Risk-based regulation
In general, UK food regulations have moved away from the traditionally prescriptive approach to a more risk-based approach, so interpretation is often left down to the manufacturer. Arguing his case for proactive maintenance, Keenan said: “The goal of every engineer involved in food production must surely be to minimise downtime and the adoption of a proactive maintenance strategy is the best way to achieve this. The number one reason to move away from any kind of reactive maintenance is to minimise unexpected downtimes and to increase profits. Proactive maintenance strategies help ensure that the engineers, and not the machines, are in control! 

The advice is to focus on key assets in particular – the assets that would have the biggest impact if they failed. Moving from reactive to proactive or even predictive on these assets can result in huge reductions in downtime which would have a positive effect on productivity.

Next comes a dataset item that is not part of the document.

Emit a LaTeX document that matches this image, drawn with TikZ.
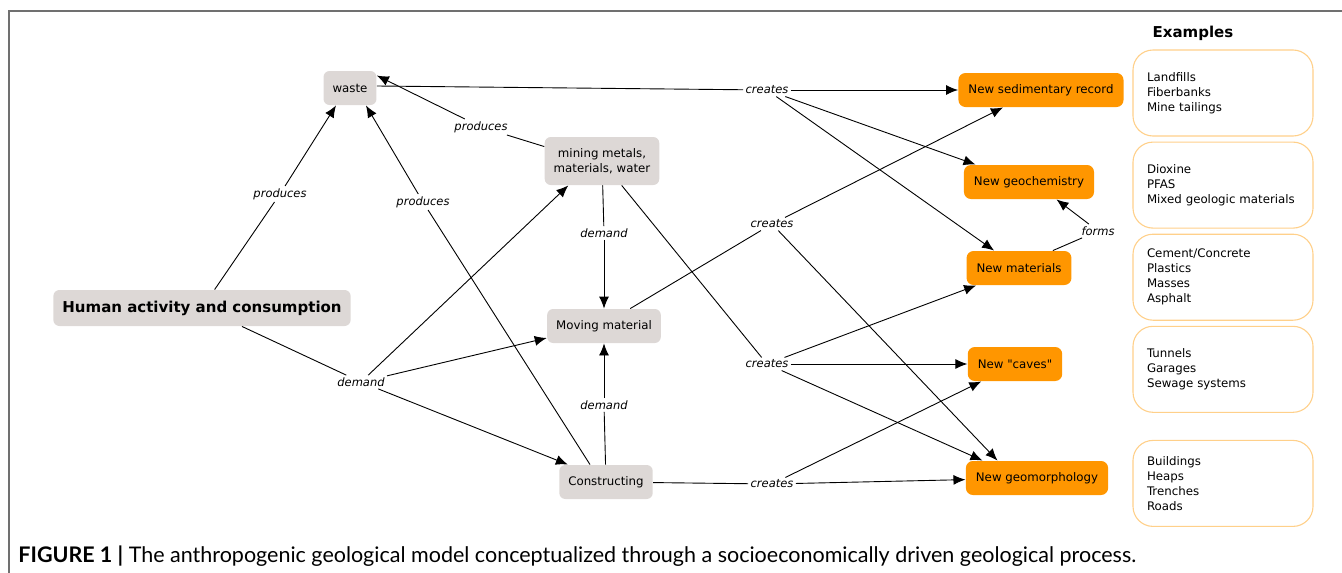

The first step to achieving this goal is to outline what you want to achieve and what you want to focus on. It is important to have a purpose and key goals. The next step is to ensure you have an asset register or an inventory that includes all the equipment or processes that will be part of the project.

“Once you understand your goals and have a list of equipment the next step is to create maintenance procedures for each of the steps. These need to be prioritised in order of where it is really worth spending time on maintenance,” said Keenan.

“I think moving to a proactive maintenance strategy increases control and reduces stress on maintenance teams, who are often under immense pressure when something goes down. Reducing that stress, I believe helps improve job satisfaction. It is a healthier way to operate – in terms of employee stress levels, productivity, and profit,” concludes Keenan.